ASEAN KEY DESTINATIONS
UN shark conservation plan fails
A UN plan to preserve the world's sharks has been a resounding failure, according to a report on Thursday blames Indonesia, India, Spain and Taiwan and 16 other major catchers of the fish.
"The fate of the world's sharks is in the hands of the Top 20 shark catchers, most of which have failed to demonstrate what, if anything, they are doing to save these imperiled species," said Glenn Sant of the British conservation group TRAFFIC.
"They need to take action to stop the decline in shark populations and help ensure that the list of species threatened by overfishing does not continue to grow."
The report, compiled jointly by TRAFFIC and the US Pew Environment Group, urges a far-reaching review next week when members of the UN's Food and Agriculture Organization (FAO) meet in Rome.
The January 31-February 4 gathering of the agency's Committee on Fisheries (COFI), will look at a 2001 International Plan of Action for conserving sharks, skates and rays.
The much-ballyhooed plan set down a 10-point plan for ensuring that shark catches are sustainable and bound signatories to set up a national plan and assess its implementation every four years.
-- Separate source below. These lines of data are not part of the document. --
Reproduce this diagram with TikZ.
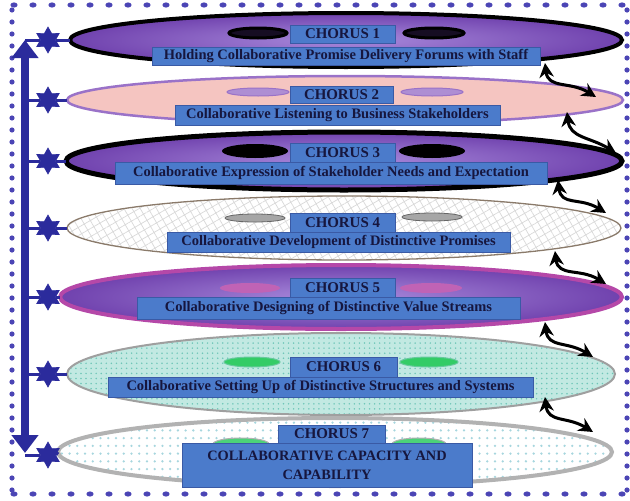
\documentclass[tikz,border=0pt]{standalone}
\usepackage{fontspec}
\setmainfont{Liberation Serif}
\usetikzlibrary{
  arrows.meta,      % Triangle、Stealth 箭头
  shapes.geometric, % 椭圆与星形节点
  patterns.meta,    % 点阵、网格填充
  calc              % 坐标计算
}
\newdimen\pxu
\pxu=0.025cm

\definecolor{dotblue}{HTML}{4B45B5}
\definecolor{axisblue}{HTML}{2B2B9C}
\definecolor{boxblue}{HTML}{4B7BCB}
\definecolor{boxedge}{HTML}{3A5AA5}
\definecolor{inktext}{HTML}{16163E}
\definecolor{purpin}{HTML}{A98BDC}
\definecolor{purpout}{HTML}{7042AE}
\definecolor{pinkfill}{HTML}{F5C5C1}
\definecolor{lilac}{HTML}{9A72C8}
\definecolor{magedge}{HTML}{B548A8}
\definecolor{tealfill}{HTML}{C2E9E2}
\definecolor{tealdot}{HTML}{6FC6B8}
\definecolor{skydot}{HTML}{A6D6DE}
\definecolor{taupe}{HTML}{8A7A6A}

\begin{document}
\begin{tikzpicture}[x=0.025cm, y=-0.025cm,
  disc/.style={ellipse, inner sep=0pt, outer sep=0pt},
  chorustitle/.style={rectangle, fill=boxblue, draw=boxedge, line width=0.6pt,
    text=inktext, inner sep=0pt, font=\bfseries\fontsize{10.6}{12}\selectfont},
  chorusline/.style={chorustitle, font=\bfseries\fontsize{10.3}{12}\selectfont},
  starnode/.style={star, star points=6, star point ratio=1.75, fill=axisblue,
    draw=axisblue, minimum size=26\pxu, inner sep=0pt},
  linkline/.style={axisblue, line width=3\pxu},
  axisarrow/.style={axisblue, line width=8\pxu,
    {Triangle[width=0.65cm,length=0.45cm]}-{Triangle[width=0.65cm,length=0.45cm]}},
  wave/.style={black, line width=3\pxu,
    {Stealth[width=0.36cm,length=0.36cm]}-{Stealth[width=0.36cm,length=0.36cm]}}
]

  \useasboundingbox (0,0) rectangle (630,500);
  \fill[white] (0,0) rectangle (630,500);

  % =========== 点状边框 ===========
  \foreach \i in {0,...,32} {
    \fill[dotblue] (14+19*\i,5) ellipse [x radius=3.6, y radius=2.6];
    \fill[dotblue] (14+19*\i,494) ellipse [x radius=3.6, y radius=2.6];
  }
  \foreach \j in {0,...,40} {
    \fill[dotblue] (12,10+12*\j) circle [radius=2.6];
    \fill[dotblue] (627,10+12*\j) circle [radius=2.6];
  }

  % =========== 七个椭圆 ===========
  \node[disc, minimum width=552\pxu, minimum height=54\pxu, inner color=purpin,
    outer color=purpout, draw=black, line width=4\pxu] (e1) at (346,40) {};
  \node[disc, minimum width=556\pxu, minimum height=48\pxu, fill=pinkfill,
    draw=lilac, line width=2.5\pxu] (e2) at (345,100) {};
  \node[disc, minimum width=556\pxu, minimum height=58\pxu, inner color=purpin,
    outer color=purpout, draw=black, line width=5\pxu] (e3) at (344,161) {};
  \node[disc, minimum width=554\pxu, minimum height=64\pxu, preaction={fill=white},
    pattern={Hatch[distance=5pt, angle=30, line width=0.5pt]}, pattern color=gray!30,
    draw=taupe, line width=1.3\pxu] (e4) at (344,228) {};
  \node[disc, minimum width=562\pxu, minimum height=64\pxu, inner color=purpin,
    outer color=purpout, draw=magedge, line width=4\pxu] (e5) at (341,297) {};
  \node[disc, minimum width=548\pxu, minimum height=82\pxu, preaction={fill=tealfill},
    pattern={Dots[distance=3.6pt, radius=0.6pt]}, pattern color=tealdot,
    draw=gray!75, line width=2\pxu] (e6) at (341,374) {};
  \node[disc, minimum width=554\pxu, minimum height=68\pxu, preaction={fill=white},
    pattern={Dots[distance=5.5pt, radius=0.9pt]}, pattern color=skydot,
    draw=gray!60, line width=4\pxu] (e7) at (335,452) {};

  % =========== 椭圆内的小椭圆 ===========
  \filldraw[fill=black!80!purpout, draw=black, line width=3\pxu]
    (258,33) ellipse [x radius=29, y radius=5] (434,33) ellipse [x radius=30, y radius=5];
  \filldraw[fill=lilac!80, draw=lilac, line width=1\pxu]
    (258,92) ellipse [x radius=31, y radius=4] (432,92) ellipse [x radius=31, y radius=4];
  \fill[black]
    (255,151) ellipse [x radius=33, y radius=7] (432,151) ellipse [x radius=33, y radius=7];
  \filldraw[fill=gray!70, draw=black!60, line width=0.8\pxu]
    (255,218) ellipse [x radius=30, y radius=4] (432,217) ellipse [x radius=30, y radius=4];
  \fill[magedge!85]
    (250,288) ellipse [x radius=30, y radius=5] (431,288) ellipse [x radius=31, y radius=5];
  \filldraw[fill=green!50!teal!80, draw=green!30!teal!60, line width=1\pxu]
    (252,362) ellipse [x radius=28, y radius=5] (429,362) ellipse [x radius=29, y radius=5];
  \filldraw[fill=green!50!teal!70, draw=gray!60, line width=1\pxu]
    (241,444) ellipse [x radius=28, y radius=6] (419,444) ellipse [x radius=27, y radius=6];

  % =========== 文字框 ===========
  \node[chorustitle, minimum width=105\pxu, minimum height=18\pxu] (t1) at (342.5,34) {CHORUS 1};
  \node[chorusline, minimum width=388\pxu, minimum height=18\pxu] (s1) at (346,56)
    {Holding Collaborative Promise Delivery Forums with Staff};
  \node[chorustitle, minimum width=103\pxu, minimum height=17\pxu] (t2) at (341.5,94.5) {CHORUS 2};
  \node[chorusline, minimum width=325\pxu, minimum height=20\pxu] (s2) at (337.5,115)
    {Collaborative Listening to Business Stakeholders};
  \node[chorustitle, minimum width=105\pxu, minimum height=19\pxu] (t3) at (342.5,152.5) {CHORUS 3};
  \node[chorusline, minimum width=432\pxu, minimum height=22\pxu] (s3) at (331,173)
    {Collaborative Expression of Stakeholder Needs and Expectation};
  \node[chorustitle, minimum width=105\pxu, minimum height=19\pxu] (t4) at (342.5,222.5) {CHORUS 4};
  \node[chorusline, minimum width=343\pxu, minimum height=20\pxu] (s4) at (338.5,242)
    {Collaborative Development of Distinctive Promises};
  \node[chorustitle, minimum width=105\pxu, minimum height=19\pxu] (t5) at (342.5,287.5) {CHORUS 5};
  \node[chorusline, minimum width=383\pxu, minimum height=22\pxu] (s5) at (328.5,308)
    {Collaborative Designing of Distinctive Value Streams};
  \node[chorustitle, minimum width=107\pxu, minimum height=20\pxu] (t6) at (343.5,367) {CHORUS 6};
  \node[chorusline, minimum width=425\pxu, minimum height=20\pxu] (s6) at (320.5,387)
    {Collaborative Setting Up of Distinctive Structures and Systems};
  \node[chorustitle, minimum width=107\pxu, minimum height=18\pxu] (t7) at (331.5,434) {CHORUS 7};
  \node[chorusline, minimum width=290\pxu, minimum height=44\pxu, align=center,
    font=\bfseries\fontsize{10.2}{13.5}\selectfont] (s7) at (327,465)
    {COLLABORATIVE CAPACITY AND\\CAPABILITY};

  % =========== 左侧双向箭头与星形 ===========
  \coordinate (axt) at (25,40);
  \coordinate (axb) at (25,453);
  \draw[axisarrow] (axb) -- (axt);

  \node[starnode] (st1) at (48,40) {};
  \node[starnode] (st2) at (48,100) {};
  \node[starnode] (st3) at (48,161) {};
  \node[starnode] (st4) at (48,228) {};
  \node[starnode] (st5) at (48,297) {};
  \node[starnode] (st6) at (48,374) {};
  \node[starnode] (st7) at (48,455) {};
  \foreach \k in {1,...,7} {
    \draw[linkline] (st\k -| axt) -- (st\k.west);
    \draw[linkline] (st\k.east) -- (e\k.west);
  }

  % =========== 右侧波浪箭头 ===========
  \coordinate (w1a) at (545,63);  \coordinate (w1b) at (596,97);
  \coordinate (w2a) at (567,112); \coordinate (w2b) at (616,153);
  \coordinate (w3a) at (558,180); \coordinate (w3b) at (606,213);
  \coordinate (w4a) at (555,251); \coordinate (w4b) at (606,284);
  \coordinate (w5a) at (545,322); \coordinate (w5b) at (593,357);
  \coordinate (w6a) at (545,397); \coordinate (w6b) at (593,432);
  \foreach \k in {1,...,6} {
    \draw[wave] (w\k a) .. controls +(3,26) and +(-26,-16) .. (w\k b);
  }

\end{tikzpicture}
\end{document}
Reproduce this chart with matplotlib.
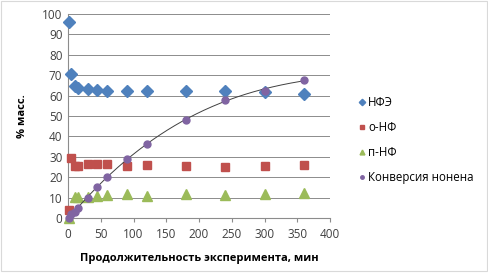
import numpy as np
import matplotlib
matplotlib.use("Agg")
import matplotlib.pyplot as plt

plt.rcParams['font.family'] = ['Open Sans', 'DejaVu Sans']

# time, min
times = [1, 5, 10, 15, 30, 45, 60, 90, 120, 180, 240, 300, 360]
nfe = [96, 70.5, 64.5, 63.5, 63, 62.7, 62.4, 62.1, 62.4, 62.1, 62.1, 62, 61]
o_nf = [4, 29.5, 25.5, 25.7, 26.3, 26.3, 26.3, 25.7, 26, 25.3, 25, 25.3, 26]
p_nf = [0, np.nan, 10.5, 10.5, 10.5, 11, 11.3, 11.6, 11, 11.6, 11.2, 12, 12.5]
conv = [0, 2, 3, 5, 10, 15, 20, 29, 36.5, 48, 58, 62.5, 67.5]

labels = ['НФЭ', 'о-НФ', 'п-НФ', 'Конверсия нонена']

fig = plt.figure(figsize=(4.89, 2.79), dpi=100)
ax = fig.add_axes([68 / 489, 1 - 218 / 279, 262 / 489, 204 / 279])

ax.plot(times, nfe, 'D', color='#4F81BD', ms=6.5, label=labels[0], zorder=3, clip_on=False)
ax.plot(times, o_nf, 's', color='#C0504D', ms=5.5, label=labels[1], zorder=3, clip_on=False)
ax.plot(times, p_nf, '^', color='#9BBB59', ms=7, label=labels[2], zorder=3, clip_on=False)
ax.plot(times, conv, 'o', color='#8064A2', ms=5, label=labels[3], zorder=4, clip_on=False)

# polynomial trend line for conversion (as in Excel)
coef = np.polyfit(times, conv, 3)
xs = np.linspace(0, 360, 200)
ax.plot(xs, np.polyval(coef, xs), color='#404040', lw=0.7, zorder=3, clip_on=False)

ax.set_xlim(0, 400)
ax.set_ylim(0, 100)
ax.set_xticks(range(0, 401, 50))
ax.set_yticks(range(0, 101, 10))
ax.yaxis.grid(True, color='#8c8c8c', lw=0.7)
ax.set_axisbelow(True)
for s in ['top', 'right']:
    ax.spines[s].set_visible(False)
ax.spines['left'].set_color('#8c8c8c')
ax.spines['bottom'].set_color('#8c8c8c')
ax.tick_params(labelsize=8.5, length=0, pad=4, colors='#404040')
ax.tick_params(axis='x', length=3, color='#8c8c8c')

ax.set_xlabel('Продолжительность эксперимента, мин', fontsize=8, fontweight='bold', labelpad=9)
ax.set_ylabel('% масс.', fontsize=8, fontweight='bold', labelpad=10)

ax.legend(loc='center left', bbox_to_anchor=(360 / 489, 1 - 140 / 279),
          bbox_transform=fig.transFigure, frameon=False, fontsize=8.3,
          handlelength=0.4, handletextpad=0.3, labelspacing=1.05, markerscale=0.5,
          borderaxespad=0, borderpad=0)

fig.patches.append(plt.Rectangle((0.002, 0.03), 0.994, 0.966, transform=fig.transFigure,
                                 fill=False, edgecolor='#d9d9d9', lw=0.8))

fig.savefig('out.png', dpi=100)
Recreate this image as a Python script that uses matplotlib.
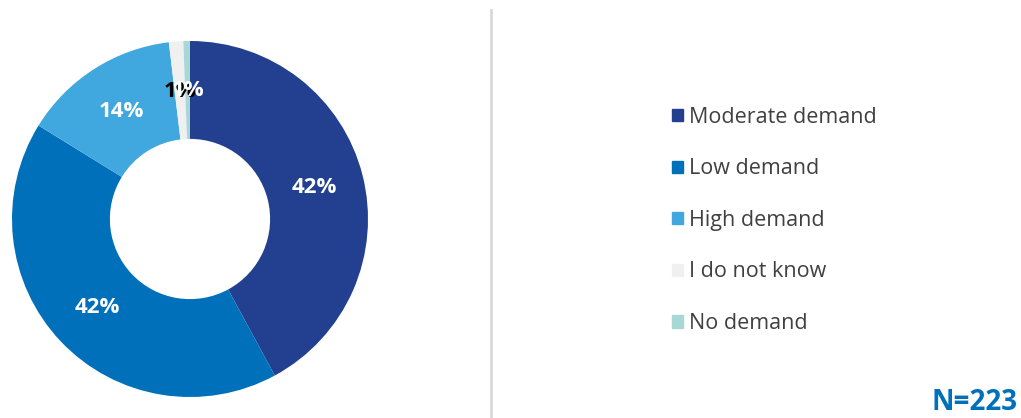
import matplotlib.pyplot as plt
from matplotlib.lines import Line2D

# survey answers (share of respondents, %)
categories = ["Moderate demand", "Low demand", "High demand", "I do not know", "No demand"]
shares = [42.1, 41.7, 14.3, 1.3, 0.6]
colors = ["#22408F", "#0070BA", "#41A8DF", "#F0F0F0", "#A8D8D5"]
label_colors = ["white", "white", "white", "black", "white"]
n_total = 223

plt.rcParams["font.family"] = ["Open Sans", "DejaVu Sans"]

fig = plt.figure(figsize=(10.21, 4.18), dpi=100)
W, H = 1021, 418

# donut
ax = fig.add_axes([12 / W, (H - 397) / H, 356 / W, 356 / H])
wedges, texts, autotexts = ax.pie(
    shares,
    colors=colors,
    startangle=90,
    counterclock=False,
    radius=1.0,
    wedgeprops=dict(width=0.55, edgecolor="none"),
    autopct=lambda p: f"{p:.0f}%",
    pctdistance=0.72,
    textprops=dict(fontsize=16, fontweight="bold"),
)
for t, c in zip(autotexts, label_colors):
    t.set_color(c)
ax.set_xlim(-1, 1)
ax.set_ylim(-1, 1)
ax.set_aspect("equal")
ax.axis("off")

# separator
fig.add_artist(Line2D([491 / W, 491 / W], [0, (H - 10) / H],
                      color="#D9D9D9", linewidth=2))

# legend
handles = [plt.Rectangle((0, 0), 1, 1, color=c) for c in colors]
fig.legend(handles, categories,
           loc="upper left", bbox_to_anchor=(661 / W, (H - 96) / H),
           frameon=False, fontsize=15.5, labelcolor="#404040",
           handlelength=0.5, handleheight=0.5, handletextpad=0.3,
           labelspacing=1.42, borderpad=0)

fig.text(1018 / W, (H - 402) / H, f"N={n_total}", ha="right", va="center",
         fontsize=20, fontweight="bold", color="#0070BA")

fig.savefig("out.png", dpi=100)
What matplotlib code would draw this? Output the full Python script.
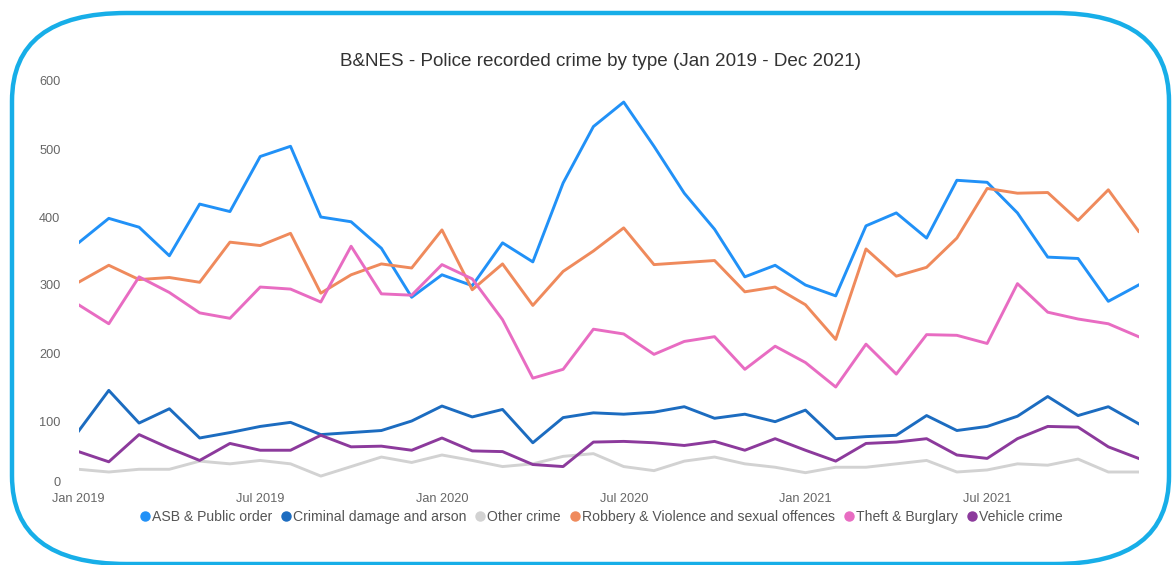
import numpy as np
import matplotlib
matplotlib.use("Agg")
import matplotlib.pyplot as plt
from matplotlib.patches import FancyBboxPatch

plt.rcParams['font.family'] = ['Liberation Sans', 'DejaVu Sans']

# monthly counts, Jan 2019 .. Dec 2021
months = np.arange(36)
tick_pos = [0, 6, 12, 18, 24, 30]
tick_labels = ["Jan 2019", "Jul 2019", "Jan 2020", "Jul 2020", "Jan 2021", "Jul 2021"]

asb = [362, 398, 385, 343, 419, 408, 489, 504, 400, 393, 354, 282,
       315, 299, 362, 334, 450, 533, 569, 504, 435, 382, 312, 329,
       300, 284, 387, 406, 369, 454, 451, 406, 341, 339, 276, 300]
criminal = [85, 145, 97, 118, 75, 83, 92, 98, 80, 83, 86, 100,
            122, 106, 117, 68, 105, 112, 110, 113, 121, 104, 110, 99,
            116, 74, 77, 79, 108, 86, 92, 107, 136, 108, 121, 96]
other = [29, 25, 29, 29, 41, 37, 42, 37, 19, 33, 47, 39,
         50, 42, 33, 37, 48, 52, 33, 27, 41, 47, 37, 32,
         24, 32, 32, 37, 42, 25, 28, 37, 35, 44, 25, 25]
robbery = [304, 329, 308, 311, 304, 363, 358, 376, 288, 315, 331, 325,
           381, 293, 331, 270, 320, 350, 384, 330, 333, 336, 290, 297,
           271, 220, 353, 313, 326, 369, 442, 435, 436, 395, 440, 379]
theft = [271, 243, 312, 289, 259, 251, 297, 294, 275, 357, 287, 285,
         330, 309, 249, 163, 176, 235, 228, 198, 217, 224, 176, 210,
         186, 150, 213, 169, 227, 226, 214, 302, 260, 250, 243, 224]
vehicle = [55, 40, 80, 60, 42, 67, 57, 57, 79, 62, 63, 57,
           75, 56, 55, 36, 33, 69, 70, 68, 64, 70, 57, 74,
           57, 41, 67, 69, 74, 50, 45, 74, 92, 91, 62, 45]

series = [
    ("ASB & Public order", asb, "#2191f7"),
    ("Criminal damage and arson", criminal, "#1c6cc0"),
    ("Other crime", other, "#d2d2d2"),
    ("Robbery & Violence and sexual offences", robbery, "#ef8a5c"),
    ("Theft & Burglary", theft, "#e86cc2"),
    ("Vehicle crime", vehicle, "#8c3a9c"),
]

W, H = 1173, 565
fig = plt.figure(figsize=(W / 100, H / 100), dpi=100)

# rounded frame (x squeezed so the corners come out elliptical)
sx = 1.3
bg = fig.add_axes([0, 0, 1, 1])
bg.set_xlim(0, W / sx)
bg.set_ylim(H, 0)
bg.axis("off")
bg.add_patch(FancyBboxPatch((12 / sx, 13), 1157 / sx, 551, boxstyle="round,pad=0,rounding_size=88",
                            fill=False, ec="#17aee8", lw=3.2))

ax = fig.add_axes([78.5 / W, 1 - 489 / H, (1138.6 - 78.5) / W, (489 - 81) / H])
ax.patch.set_alpha(0)
for name, vals, col in series:
    ax.plot(months, vals, color=col, lw=2.1, label=name)

ax.set_xlim(0, 35)
ax.set_ylim(0, 600)
ax.set_yticks(range(0, 601, 100))
ax.set_xticks(tick_pos)
ax.set_xticklabels(tick_labels)
for s in ax.spines.values():
    s.set_visible(False)
ax.tick_params(length=0, labelsize=9.2, colors="#666666")
ax.tick_params(axis="y", pad=13)
ax.tick_params(axis="x", pad=3)
# the "0" sits just above the first month label, as in the source
ax.get_yticklabels()[0].set_va("bottom")

fig.text(601 / W, 1 - 62 / H, "B&NES - Police recorded crime by type (Jan 2019 - Dec 2021)",
         ha="center", va="center", fontsize=13.6, color="#333333")

handles = [plt.Line2D([], [], ls="none", marker="o", ms=6.5, color=c) for _, _, c in series]
fig.legend(handles, [n for n, _, _ in series], loc="center", bbox_to_anchor=(600 / W, 1 - 517 / H),
           ncol=6, frameon=False, fontsize=10.1, handletextpad=0.0, columnspacing=0.5,
           handlelength=1.0, labelcolor="#555555")

fig.savefig("out.png", dpi=100)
Since then, massive overfishing -- especially to serve the East Asian lust for shark-fin soup -- has contributed to a plunge in shark numbers, according to the report.
As many as 73 million are killed each year and nearly a third of shark species are now threatened or near-threatened by extinction.
The report points the finger at the "Top 20" catchers, identified from data reported to the FAO, which account for more than 640,000 tons annually, or nearly 80 percent of the world total.
"Only 13 of the Top 20 have developed national plans to protect sharks... and it remains unclear how those plans have been implemented or if they have been effective," it says.
Heading the list is Indonesia, which accounts for 13 percent of global reported shark catches, followed by India (nine percent), Spain (7.3 percent) and Taiwan (5.8 percent).
Other major catchers are Argentina (4.3 percent), Mexico (4.1 percent), Pakistan (3.9 percent), the United States (3.7 percent), Japan (three percent) and Malaysia (2.9 percent).
Conservationists say that sharks, sadly demonised in movies and folk culture, play a vital role in ensuring a balanced marine environment.
The lack of a predator has a big knock-on effect down the food chain, for smaller fish are able to feast on lower organisms such as shellfish that have big commercial value.